MATERIAL PROVIDED

┄┄┄┄┄┄┄┄┄┄┄┄┄┄┄┄┄┄┄┄

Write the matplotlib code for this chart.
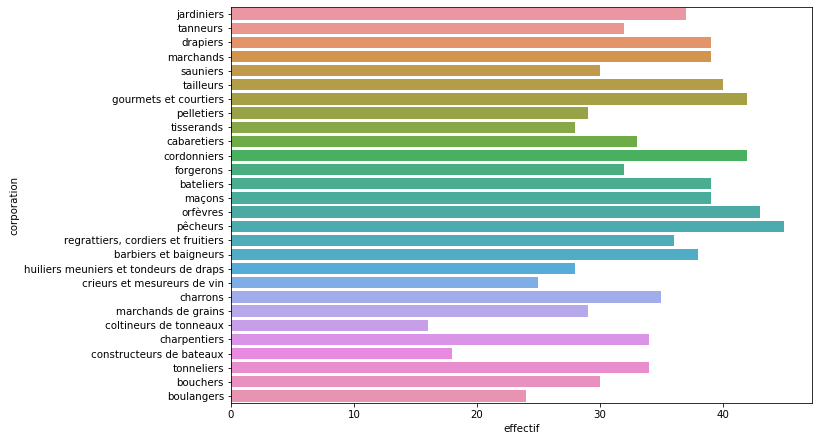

┄┄┄┄┄┄┄┄┄┄┄┄┄┄┄┄┄┄┄┄

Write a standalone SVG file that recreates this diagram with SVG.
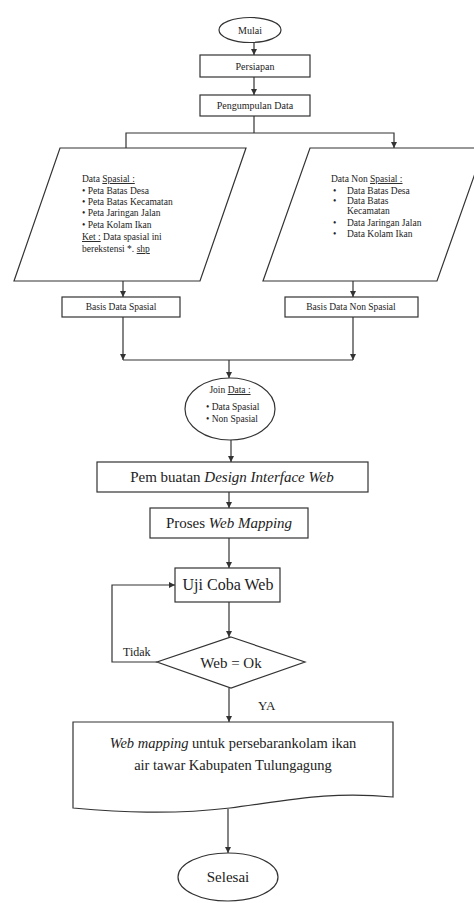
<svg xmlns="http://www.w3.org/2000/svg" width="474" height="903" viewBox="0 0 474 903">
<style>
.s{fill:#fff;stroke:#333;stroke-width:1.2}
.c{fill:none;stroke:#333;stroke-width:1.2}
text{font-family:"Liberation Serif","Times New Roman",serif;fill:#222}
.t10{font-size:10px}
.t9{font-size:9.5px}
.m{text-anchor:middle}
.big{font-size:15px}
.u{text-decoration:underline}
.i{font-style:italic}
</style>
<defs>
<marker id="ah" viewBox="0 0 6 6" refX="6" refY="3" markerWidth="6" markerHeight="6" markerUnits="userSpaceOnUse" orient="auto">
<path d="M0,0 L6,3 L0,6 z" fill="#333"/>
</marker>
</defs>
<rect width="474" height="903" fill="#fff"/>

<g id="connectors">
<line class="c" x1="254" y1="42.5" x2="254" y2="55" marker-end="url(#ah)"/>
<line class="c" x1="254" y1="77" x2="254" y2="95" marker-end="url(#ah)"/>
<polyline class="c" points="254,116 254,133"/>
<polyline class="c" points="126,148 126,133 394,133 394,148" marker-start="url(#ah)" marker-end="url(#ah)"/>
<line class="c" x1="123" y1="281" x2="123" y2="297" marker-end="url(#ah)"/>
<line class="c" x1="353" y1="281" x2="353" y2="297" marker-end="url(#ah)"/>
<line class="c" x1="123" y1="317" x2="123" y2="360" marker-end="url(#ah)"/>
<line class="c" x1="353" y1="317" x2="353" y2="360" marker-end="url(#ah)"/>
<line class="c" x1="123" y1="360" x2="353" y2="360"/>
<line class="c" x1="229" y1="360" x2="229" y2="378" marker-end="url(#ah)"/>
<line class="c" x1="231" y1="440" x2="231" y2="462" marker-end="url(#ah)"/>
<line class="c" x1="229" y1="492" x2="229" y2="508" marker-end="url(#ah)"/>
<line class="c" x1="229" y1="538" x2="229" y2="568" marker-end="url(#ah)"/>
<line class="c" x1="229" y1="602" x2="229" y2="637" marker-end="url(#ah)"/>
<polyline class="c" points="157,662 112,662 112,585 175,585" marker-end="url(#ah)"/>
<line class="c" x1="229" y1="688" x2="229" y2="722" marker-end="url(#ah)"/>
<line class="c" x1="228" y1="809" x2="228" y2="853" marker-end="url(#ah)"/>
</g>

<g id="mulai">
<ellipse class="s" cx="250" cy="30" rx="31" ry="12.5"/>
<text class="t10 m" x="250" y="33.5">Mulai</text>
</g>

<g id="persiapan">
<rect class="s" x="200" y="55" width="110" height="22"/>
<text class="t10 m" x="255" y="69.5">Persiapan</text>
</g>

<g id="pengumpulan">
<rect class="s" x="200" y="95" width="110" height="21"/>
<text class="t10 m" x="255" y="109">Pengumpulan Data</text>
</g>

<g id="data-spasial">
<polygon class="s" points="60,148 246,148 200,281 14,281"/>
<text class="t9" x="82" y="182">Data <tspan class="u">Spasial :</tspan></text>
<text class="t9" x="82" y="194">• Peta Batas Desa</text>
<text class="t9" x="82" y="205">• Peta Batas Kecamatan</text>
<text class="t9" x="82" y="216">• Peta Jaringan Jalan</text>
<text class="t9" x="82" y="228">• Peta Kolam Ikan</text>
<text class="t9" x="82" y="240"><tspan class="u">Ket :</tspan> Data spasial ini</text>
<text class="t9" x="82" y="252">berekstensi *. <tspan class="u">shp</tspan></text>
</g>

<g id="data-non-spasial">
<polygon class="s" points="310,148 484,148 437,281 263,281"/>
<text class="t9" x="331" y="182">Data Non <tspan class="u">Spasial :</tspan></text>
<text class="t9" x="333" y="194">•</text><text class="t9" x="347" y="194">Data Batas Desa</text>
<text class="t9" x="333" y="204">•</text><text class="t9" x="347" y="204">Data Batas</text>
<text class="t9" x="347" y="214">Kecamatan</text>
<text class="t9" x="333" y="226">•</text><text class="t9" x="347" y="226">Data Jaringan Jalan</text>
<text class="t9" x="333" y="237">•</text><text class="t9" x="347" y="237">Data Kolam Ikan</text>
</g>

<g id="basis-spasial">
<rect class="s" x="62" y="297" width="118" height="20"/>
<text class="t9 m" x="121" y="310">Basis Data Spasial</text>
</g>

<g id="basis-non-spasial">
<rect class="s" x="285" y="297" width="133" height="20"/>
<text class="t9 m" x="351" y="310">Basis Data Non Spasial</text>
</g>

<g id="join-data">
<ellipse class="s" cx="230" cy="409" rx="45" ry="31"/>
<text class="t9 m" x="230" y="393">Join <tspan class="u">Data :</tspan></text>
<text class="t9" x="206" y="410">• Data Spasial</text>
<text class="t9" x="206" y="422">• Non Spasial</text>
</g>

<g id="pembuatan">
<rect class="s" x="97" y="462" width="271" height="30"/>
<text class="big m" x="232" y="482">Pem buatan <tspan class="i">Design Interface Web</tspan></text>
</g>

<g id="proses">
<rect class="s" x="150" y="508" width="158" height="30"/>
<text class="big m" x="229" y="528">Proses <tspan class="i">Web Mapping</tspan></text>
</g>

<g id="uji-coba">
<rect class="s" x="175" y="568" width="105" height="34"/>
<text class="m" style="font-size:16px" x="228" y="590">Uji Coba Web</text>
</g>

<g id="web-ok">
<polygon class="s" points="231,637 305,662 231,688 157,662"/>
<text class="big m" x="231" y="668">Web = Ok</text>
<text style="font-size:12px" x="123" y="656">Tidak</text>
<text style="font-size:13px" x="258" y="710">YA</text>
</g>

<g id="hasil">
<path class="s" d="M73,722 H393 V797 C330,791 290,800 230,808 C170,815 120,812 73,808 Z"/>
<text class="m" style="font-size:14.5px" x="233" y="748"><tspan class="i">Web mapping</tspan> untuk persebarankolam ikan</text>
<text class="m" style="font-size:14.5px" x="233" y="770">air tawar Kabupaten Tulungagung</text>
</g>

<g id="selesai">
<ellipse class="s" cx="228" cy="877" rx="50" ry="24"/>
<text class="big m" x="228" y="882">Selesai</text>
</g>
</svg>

┄┄┄┄┄┄┄┄┄┄┄┄┄┄┄┄┄┄┄┄

REQUIRED WORK
Tell how many lines include "Write". The number is the whole answer.

RESPONSE TO THIS EXERCISE
2